Partners at the top, followed by counsel, associates, and support staff. This is the most common approach in law firms and the most familiar to clients. It immediately communicates hierarchy and makes it easy to find key people.

By alphabet

Within each category, lawyers are listed alphabetically. This works well for larger firms with dozens of professionals, where a client is searching for a specific person by name.

By practice area

Lawyers are grouped by their area of work. This approach suits firms where clients come with a specific problem rather than a specific name - and are looking for the right specialist.

The most effective approach is a combination: seniority as the primary order, alphabetical sorting within each level, and practice-based filtering as an additional tool.

For firms with more than 15–20 lawyers, a team page without filters becomes difficult to navigate. Clients will not scroll through a long list - they are more likely to leave.

The minimum set of filters: by office (if the firm operates across multiple locations), by practice or industry, and by position (partner, counsel, associate). For larger firms, it's useful to add a name search - a simple text field that filters the list in real time.

An important detail: filters should work without reloading the page.

Every reload is a loss of attention. Smooth, instant filtering creates a sense of a responsive and thoughtfully designed interface - one that matches the standards of a professional law firm.

Keeping profiles up to date

Attorney profile pages are living content that requires regular maintenance. An outdated profile does just as much damage as an outdated news post on the homepage.
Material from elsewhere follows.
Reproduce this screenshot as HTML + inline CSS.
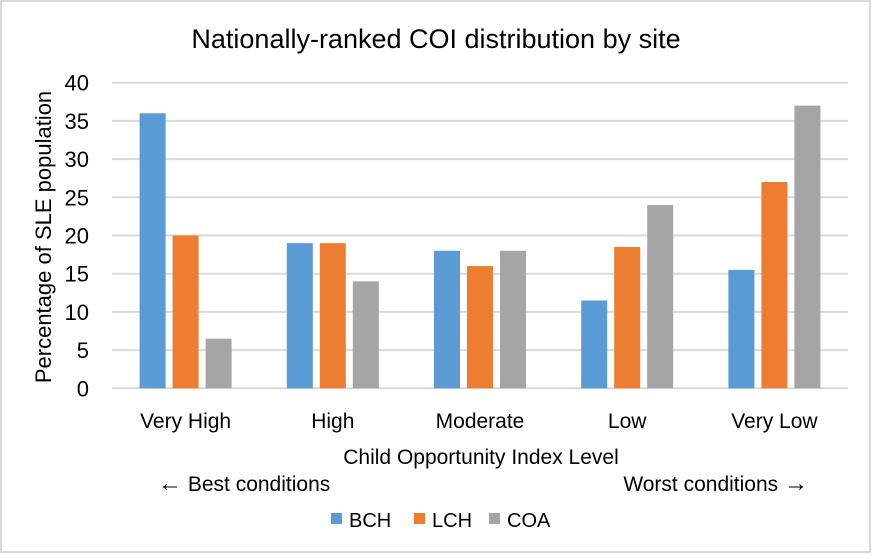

What needs updating: new matters and projects, changes in rankings and awards, new publications and speaking engagements, changes in position or practice focus, and photography - we recommend scheduling a team photoshoot at least once every two years.

The optimal rhythm is a quarterly review. This doesn't mean rewriting the entire profile - it means checking whether new matters have been added, whether rankings have changed, and whether the information is still accurate. For search engines, regular page updates are a positive signal that affects the visibility of not just the individual profile but the site as a whole.
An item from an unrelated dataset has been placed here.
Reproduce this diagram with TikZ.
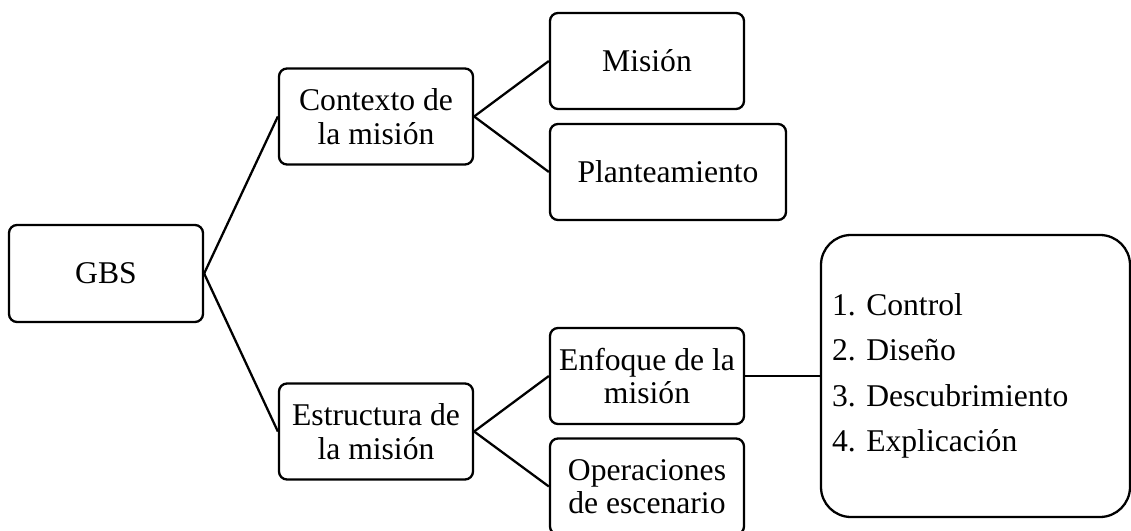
\documentclass[tikz,border=0pt]{standalone}
\usepackage{fontspec}
\setmainfont{Liberation Serif}
\frenchspacing

\begin{document}
\begin{tikzpicture}[caja/.style={draw,line width=1.3pt,rounded corners=0.16cm,minimum width=3.88cm,minimum height=1.92cm,align=center,inner sep=0pt,font=\fontsize{18}{19}\selectfont},
                    enlace/.style={line width=1.3pt}]
                \useasboundingbox (0,0) rectangle (22.62,10.62);
                \node[caja,minimum height=1.94cm] (gbs) at (2.12,5.15) {GBS};
                \node[caja] (contexto) at (7.52,8.29) {Contexto de\\la misión};
                \node[caja] (estructura) at (7.52,1.99) {Estructura de\\la misión};
                \node[caja] (mision) at (12.94,9.40) {Misión};
                \node[caja,minimum width=4.72cm] (plantea) at (13.36,7.18) {Planteamiento};
                \node[caja] (enfoque) at (12.94,3.10) {Enfoque de la\\misión};
                \node[caja] (operaciones) at (12.94,0.89) {Operaciones\\de escenario};
                \node[caja,rounded corners=0.6cm,text width=5.74cm,align=left,inner xsep=0.22cm,minimum height=5.64cm,font=\fontsize{18}{25.8}\selectfont] (lista) at (19.51,3.10) {1. Control\\2. Diseño\\3. Descubrimiento\\4. Explicación};
                \draw[enlace] (gbs.east)--(contexto.west);
                \draw[enlace] (gbs.east)--(estructura.west);
                \draw[enlace] (contexto.east)--(mision.west);
                \draw[enlace] (contexto.east)--(plantea.west);
                \draw[enlace] (estructura.east)--(enfoque.west);
                \draw[enlace] (estructura.east)--(operaciones.west);
                \draw[enlace] (enfoque.east)--(lista.west);
            \end{tikzpicture}
\end{document}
We recommend assigning one person within the firm to be responsible for keeping the team pages current, and setting a calendar reminder. Without this, updates are postponed indefinitely.

Summary

The attorney profile page is not a formality. It is a full-scale communication tool that works for the firm around the clock. It shapes the first impression, builds trust, and guides the client further - to practice areas, publications, and contacts. Or it does none of these things, if designed without attention to detail.

Everything we've discussed - photography, contact channels, information structure, site-wide connections, mobile design, SEO - these are not separate tasks. They are elements of a single system, where each one affects all the others. A strong photograph loses its purpose if there are no contact details beside it. Contact details are useless if the page can't be found in search. SEO delivers nothing if the visitor leaves after five seconds.

This article is a continuation of our guide to the five key elements of a law firm website, where we first identified the People section as one of the most underestimated parts of a law firm's digital presence. Here, we've shown how to design it so that it fulfils its purpose.